原発性テント上脳内出血患者における手術療法

Surgical treatment in patients with primary supratentorial intracerebral haemorrhage

Prasad K , Shrivastava A

最終更新日:11/11/1996


目的:原発性テント上脳内出血患者において,日常的な医療管理に加えて手術を行った場合,日常的な医療管理単独に比べて救命,生存者の障害の減少が可能かどうかを調べる.

検索方法:関連するランダム比較試験は,コクラン脳卒中グループの詳細に基づく「検索方法」に記載された検索方法によって選ばれた.

選択基準:臨床的に推定できる患者(CT時代以前に)や,ランダム化以前にCTスキャンで確認された患者などの,原発性テント上脳内出血患者に,日常的な医療管理とそれに頭蓋内手術(開頭術,定位的な内視鏡下除去術や定位的な吸引)を加えたものを比較するランダム化,または準ランダム化比較試験を選んだ.
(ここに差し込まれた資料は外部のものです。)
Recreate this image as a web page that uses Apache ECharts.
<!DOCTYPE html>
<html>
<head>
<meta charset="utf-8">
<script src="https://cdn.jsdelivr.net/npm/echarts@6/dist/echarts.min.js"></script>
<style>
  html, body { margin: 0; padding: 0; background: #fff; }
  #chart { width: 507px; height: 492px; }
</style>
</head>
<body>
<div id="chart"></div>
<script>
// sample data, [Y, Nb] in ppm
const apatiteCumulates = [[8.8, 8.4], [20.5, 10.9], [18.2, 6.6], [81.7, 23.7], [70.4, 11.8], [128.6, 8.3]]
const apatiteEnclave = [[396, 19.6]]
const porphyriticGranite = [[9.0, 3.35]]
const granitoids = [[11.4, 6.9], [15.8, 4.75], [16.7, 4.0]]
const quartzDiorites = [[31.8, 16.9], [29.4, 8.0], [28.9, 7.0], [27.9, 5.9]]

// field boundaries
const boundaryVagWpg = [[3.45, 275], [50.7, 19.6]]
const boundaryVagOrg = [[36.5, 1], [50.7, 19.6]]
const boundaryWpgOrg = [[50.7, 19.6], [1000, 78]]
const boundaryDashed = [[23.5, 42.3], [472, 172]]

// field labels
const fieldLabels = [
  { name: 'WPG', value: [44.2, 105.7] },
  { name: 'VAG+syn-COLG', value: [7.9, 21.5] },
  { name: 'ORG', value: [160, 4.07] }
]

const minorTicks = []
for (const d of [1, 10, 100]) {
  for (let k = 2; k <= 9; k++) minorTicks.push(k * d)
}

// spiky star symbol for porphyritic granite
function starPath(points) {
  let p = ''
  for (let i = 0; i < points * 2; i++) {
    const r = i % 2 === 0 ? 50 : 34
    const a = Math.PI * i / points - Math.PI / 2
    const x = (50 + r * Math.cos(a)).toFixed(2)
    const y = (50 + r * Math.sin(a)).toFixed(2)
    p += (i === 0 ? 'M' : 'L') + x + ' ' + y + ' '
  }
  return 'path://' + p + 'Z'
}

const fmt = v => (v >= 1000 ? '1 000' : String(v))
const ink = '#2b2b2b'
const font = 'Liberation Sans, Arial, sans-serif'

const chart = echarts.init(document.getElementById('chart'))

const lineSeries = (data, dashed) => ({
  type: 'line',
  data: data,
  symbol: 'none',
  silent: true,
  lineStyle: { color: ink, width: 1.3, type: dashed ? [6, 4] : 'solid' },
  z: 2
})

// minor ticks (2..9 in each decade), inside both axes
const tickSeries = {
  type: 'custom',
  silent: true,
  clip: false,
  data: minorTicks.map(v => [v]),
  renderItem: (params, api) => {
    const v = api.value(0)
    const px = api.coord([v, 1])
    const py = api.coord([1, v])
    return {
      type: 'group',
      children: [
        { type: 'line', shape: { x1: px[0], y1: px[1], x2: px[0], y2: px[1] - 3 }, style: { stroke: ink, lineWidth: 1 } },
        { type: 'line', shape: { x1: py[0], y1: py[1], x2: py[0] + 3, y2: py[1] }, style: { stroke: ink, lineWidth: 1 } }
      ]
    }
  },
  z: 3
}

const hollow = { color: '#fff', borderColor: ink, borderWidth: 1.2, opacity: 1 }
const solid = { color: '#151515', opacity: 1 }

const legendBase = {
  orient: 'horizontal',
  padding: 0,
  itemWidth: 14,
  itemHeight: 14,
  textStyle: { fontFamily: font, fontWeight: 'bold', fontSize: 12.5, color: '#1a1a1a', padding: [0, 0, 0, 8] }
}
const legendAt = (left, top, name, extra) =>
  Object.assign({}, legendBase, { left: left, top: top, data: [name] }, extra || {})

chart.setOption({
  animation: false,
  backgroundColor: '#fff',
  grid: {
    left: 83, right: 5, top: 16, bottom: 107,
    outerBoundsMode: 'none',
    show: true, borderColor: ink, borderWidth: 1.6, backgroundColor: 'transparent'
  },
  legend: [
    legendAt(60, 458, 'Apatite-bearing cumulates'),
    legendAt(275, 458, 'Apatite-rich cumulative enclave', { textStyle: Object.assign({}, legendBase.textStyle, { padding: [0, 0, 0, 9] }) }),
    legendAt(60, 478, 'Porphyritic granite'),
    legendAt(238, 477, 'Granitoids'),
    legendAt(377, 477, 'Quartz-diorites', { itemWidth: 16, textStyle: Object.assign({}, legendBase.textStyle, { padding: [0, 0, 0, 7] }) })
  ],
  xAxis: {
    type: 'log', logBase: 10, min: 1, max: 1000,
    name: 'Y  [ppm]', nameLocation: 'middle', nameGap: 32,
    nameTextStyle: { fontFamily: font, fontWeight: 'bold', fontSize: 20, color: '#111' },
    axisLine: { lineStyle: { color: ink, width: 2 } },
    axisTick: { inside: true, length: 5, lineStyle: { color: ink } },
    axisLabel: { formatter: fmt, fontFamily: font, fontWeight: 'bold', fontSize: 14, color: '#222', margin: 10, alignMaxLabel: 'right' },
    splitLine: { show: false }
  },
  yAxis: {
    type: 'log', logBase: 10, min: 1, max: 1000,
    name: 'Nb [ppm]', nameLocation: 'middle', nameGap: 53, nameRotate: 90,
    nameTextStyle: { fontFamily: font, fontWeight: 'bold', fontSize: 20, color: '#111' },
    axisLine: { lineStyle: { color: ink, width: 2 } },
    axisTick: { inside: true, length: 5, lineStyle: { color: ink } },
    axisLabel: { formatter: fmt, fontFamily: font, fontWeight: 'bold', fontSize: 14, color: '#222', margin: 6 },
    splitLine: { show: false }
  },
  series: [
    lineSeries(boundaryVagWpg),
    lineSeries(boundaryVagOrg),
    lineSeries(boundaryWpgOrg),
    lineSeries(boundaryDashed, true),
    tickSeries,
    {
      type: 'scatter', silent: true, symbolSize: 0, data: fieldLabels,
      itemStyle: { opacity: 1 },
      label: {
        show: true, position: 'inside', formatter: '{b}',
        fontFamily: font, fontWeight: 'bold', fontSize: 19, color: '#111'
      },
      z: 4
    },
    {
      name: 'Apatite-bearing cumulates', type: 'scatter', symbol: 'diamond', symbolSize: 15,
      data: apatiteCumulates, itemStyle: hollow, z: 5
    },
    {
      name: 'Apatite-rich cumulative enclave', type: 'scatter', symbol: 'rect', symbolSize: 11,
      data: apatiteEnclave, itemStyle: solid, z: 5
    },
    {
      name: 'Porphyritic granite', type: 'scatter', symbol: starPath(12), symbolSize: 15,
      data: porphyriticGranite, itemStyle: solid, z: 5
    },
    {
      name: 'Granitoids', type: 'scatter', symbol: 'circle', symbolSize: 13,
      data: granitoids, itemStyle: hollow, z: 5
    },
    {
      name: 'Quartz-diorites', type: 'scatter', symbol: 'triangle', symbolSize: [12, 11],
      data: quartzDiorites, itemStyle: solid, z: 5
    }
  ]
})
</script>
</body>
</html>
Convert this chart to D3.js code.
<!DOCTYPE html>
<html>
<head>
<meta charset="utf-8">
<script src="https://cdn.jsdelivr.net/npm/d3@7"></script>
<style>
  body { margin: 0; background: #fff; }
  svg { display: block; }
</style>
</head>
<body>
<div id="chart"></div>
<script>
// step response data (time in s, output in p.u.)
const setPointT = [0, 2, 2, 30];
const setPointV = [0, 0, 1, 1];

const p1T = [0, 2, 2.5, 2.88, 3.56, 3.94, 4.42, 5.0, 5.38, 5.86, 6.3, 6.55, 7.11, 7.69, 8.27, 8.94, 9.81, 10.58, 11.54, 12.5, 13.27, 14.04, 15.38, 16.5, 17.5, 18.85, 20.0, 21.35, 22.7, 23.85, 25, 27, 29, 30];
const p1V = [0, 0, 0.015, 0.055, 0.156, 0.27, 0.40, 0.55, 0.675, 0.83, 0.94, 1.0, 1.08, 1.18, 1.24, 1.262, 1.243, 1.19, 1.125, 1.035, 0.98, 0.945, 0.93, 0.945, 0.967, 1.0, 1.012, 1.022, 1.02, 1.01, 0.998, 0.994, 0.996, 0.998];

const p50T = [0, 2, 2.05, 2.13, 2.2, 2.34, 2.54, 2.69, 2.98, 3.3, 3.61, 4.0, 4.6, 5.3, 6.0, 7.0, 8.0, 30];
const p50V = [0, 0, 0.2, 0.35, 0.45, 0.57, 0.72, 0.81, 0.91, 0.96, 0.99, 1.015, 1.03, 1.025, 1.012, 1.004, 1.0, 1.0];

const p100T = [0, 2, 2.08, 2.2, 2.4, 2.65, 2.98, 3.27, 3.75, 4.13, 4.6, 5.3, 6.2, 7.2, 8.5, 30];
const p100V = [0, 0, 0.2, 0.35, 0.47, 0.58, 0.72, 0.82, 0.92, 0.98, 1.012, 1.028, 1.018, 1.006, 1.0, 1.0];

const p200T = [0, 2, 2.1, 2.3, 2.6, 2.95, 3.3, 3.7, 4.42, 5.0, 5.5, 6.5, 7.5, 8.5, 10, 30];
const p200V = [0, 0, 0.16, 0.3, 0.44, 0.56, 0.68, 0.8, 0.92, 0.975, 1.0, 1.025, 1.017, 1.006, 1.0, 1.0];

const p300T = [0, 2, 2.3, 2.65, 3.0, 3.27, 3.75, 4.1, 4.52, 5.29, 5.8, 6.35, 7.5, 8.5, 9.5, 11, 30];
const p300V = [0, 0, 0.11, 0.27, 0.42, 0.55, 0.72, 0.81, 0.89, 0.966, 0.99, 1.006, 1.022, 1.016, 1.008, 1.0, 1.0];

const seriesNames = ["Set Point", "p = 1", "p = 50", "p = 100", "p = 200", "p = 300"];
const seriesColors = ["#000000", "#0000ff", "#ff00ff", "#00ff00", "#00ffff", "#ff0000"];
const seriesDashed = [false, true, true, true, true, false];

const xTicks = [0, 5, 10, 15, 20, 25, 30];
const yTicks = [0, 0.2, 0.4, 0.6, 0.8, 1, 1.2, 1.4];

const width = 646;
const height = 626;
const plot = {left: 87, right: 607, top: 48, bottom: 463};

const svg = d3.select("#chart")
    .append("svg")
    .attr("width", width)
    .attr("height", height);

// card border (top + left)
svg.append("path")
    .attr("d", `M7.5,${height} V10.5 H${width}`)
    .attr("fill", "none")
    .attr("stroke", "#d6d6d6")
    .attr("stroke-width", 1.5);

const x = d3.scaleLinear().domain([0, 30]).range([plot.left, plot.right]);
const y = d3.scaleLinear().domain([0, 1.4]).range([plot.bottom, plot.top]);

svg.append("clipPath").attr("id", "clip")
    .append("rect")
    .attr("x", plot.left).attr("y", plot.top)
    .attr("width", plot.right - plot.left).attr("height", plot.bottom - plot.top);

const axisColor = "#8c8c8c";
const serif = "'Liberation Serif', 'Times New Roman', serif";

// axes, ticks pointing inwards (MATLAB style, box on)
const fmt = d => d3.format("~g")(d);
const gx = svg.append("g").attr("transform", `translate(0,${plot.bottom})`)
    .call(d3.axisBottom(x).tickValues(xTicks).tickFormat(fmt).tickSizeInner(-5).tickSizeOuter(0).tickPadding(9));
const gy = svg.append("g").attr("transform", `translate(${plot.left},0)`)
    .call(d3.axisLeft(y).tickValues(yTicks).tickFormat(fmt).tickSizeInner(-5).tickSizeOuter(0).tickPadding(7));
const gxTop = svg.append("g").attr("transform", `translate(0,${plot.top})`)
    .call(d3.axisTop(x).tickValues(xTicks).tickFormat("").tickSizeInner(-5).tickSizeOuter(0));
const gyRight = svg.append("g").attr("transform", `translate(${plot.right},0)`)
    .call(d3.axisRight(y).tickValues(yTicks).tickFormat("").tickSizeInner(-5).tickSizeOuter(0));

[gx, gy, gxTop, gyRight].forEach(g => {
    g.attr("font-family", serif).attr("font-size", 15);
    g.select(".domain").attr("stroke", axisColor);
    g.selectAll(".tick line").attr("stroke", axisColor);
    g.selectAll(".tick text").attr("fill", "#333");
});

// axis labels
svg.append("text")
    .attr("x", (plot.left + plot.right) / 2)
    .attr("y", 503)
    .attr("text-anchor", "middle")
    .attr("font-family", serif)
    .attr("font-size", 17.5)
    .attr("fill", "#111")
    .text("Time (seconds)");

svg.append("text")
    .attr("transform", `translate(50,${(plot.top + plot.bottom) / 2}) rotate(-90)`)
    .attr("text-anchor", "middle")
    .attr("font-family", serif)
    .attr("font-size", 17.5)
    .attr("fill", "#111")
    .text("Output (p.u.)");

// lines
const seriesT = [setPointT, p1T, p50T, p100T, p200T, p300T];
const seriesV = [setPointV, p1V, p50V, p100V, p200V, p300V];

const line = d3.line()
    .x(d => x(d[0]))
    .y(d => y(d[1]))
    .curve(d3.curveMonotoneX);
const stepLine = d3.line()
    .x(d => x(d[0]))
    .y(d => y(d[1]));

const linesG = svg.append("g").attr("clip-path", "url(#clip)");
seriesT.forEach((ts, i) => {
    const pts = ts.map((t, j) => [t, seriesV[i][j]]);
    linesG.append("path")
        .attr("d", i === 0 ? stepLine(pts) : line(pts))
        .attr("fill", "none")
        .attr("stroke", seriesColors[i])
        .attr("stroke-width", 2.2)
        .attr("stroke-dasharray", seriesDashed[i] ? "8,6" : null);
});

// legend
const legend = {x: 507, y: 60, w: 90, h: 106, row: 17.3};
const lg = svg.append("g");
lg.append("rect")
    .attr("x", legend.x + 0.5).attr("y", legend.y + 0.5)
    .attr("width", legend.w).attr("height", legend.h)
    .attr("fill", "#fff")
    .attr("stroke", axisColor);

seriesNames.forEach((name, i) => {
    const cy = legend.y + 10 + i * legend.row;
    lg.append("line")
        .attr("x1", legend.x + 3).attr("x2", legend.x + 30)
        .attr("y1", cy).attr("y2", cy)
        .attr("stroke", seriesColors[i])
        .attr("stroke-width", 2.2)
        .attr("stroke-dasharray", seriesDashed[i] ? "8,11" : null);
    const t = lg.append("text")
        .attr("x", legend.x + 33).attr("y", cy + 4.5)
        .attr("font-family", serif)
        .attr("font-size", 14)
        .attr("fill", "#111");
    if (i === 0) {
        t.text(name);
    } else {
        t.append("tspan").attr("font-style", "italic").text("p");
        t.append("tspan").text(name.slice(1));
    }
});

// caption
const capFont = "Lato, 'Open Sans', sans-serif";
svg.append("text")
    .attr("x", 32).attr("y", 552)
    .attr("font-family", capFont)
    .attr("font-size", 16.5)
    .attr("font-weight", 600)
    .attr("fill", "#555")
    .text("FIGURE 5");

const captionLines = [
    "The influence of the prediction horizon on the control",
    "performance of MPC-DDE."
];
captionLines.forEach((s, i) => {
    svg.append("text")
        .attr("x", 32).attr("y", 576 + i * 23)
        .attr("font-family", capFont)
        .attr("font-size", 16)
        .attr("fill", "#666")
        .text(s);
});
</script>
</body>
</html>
データ収集と解析:二人の評価者が方法論的に独立してレビューを行い,4例の関連するランダム化比較試験を選んだ.妥当性評価に関する観察者間の同意は良好であった(weighted kappa = 0.8).症例患者のデータ,すなわち手術の種類や死亡あるいは医療依存の点から見たアウトカムについて,二人の評価者が独立してレビューを行った.

主な結果:アウトカムの評価を盲検で行った試験はなかった.介入の性質と不均一性の検定の結果に基づき,効果の見積もりとしてそれぞれオッズ比や99%信頼区間(CI)を用いて,開頭術,定位的な内視鏡下除去術の効果を解析した.CTスキャンを用いた試験を別に解析しているならばこの結果が結論に達するものではないが,開頭術では,死亡と生存者の医療依存のオッズが増加する傾向にあった(オッズ比 1.99,99%信頼区間 0.92-4.31).定位的な内視鏡下除去術では死亡と生存者の依存状態のオッズが減少するように思われた(オッズ比 0.45, 99%信頼区間 0.15-1.33).

結論:CT時代の開頭術や定位的な内視鏡下除去術の役割については,ランダム化比較試験で十分に研究されていなかった.原発性テント上脳内出血患者において,定位的な内視鏡下除去術がおそらく期待できるであろうことを示す研究がひとつあるが,さらに有効性を正確に評価するため,そしてその処置により利益を被る患者のサブグループを決定するため,より大規模な試験での実証が必要とされる.


Citation: Prasad K , Shrivastava A. Surgical treatment in patients with primary supratentorial intracerebral haemorrhage. In: The Cochrane Library, Issue 1, 1999, Oxford: Update Software.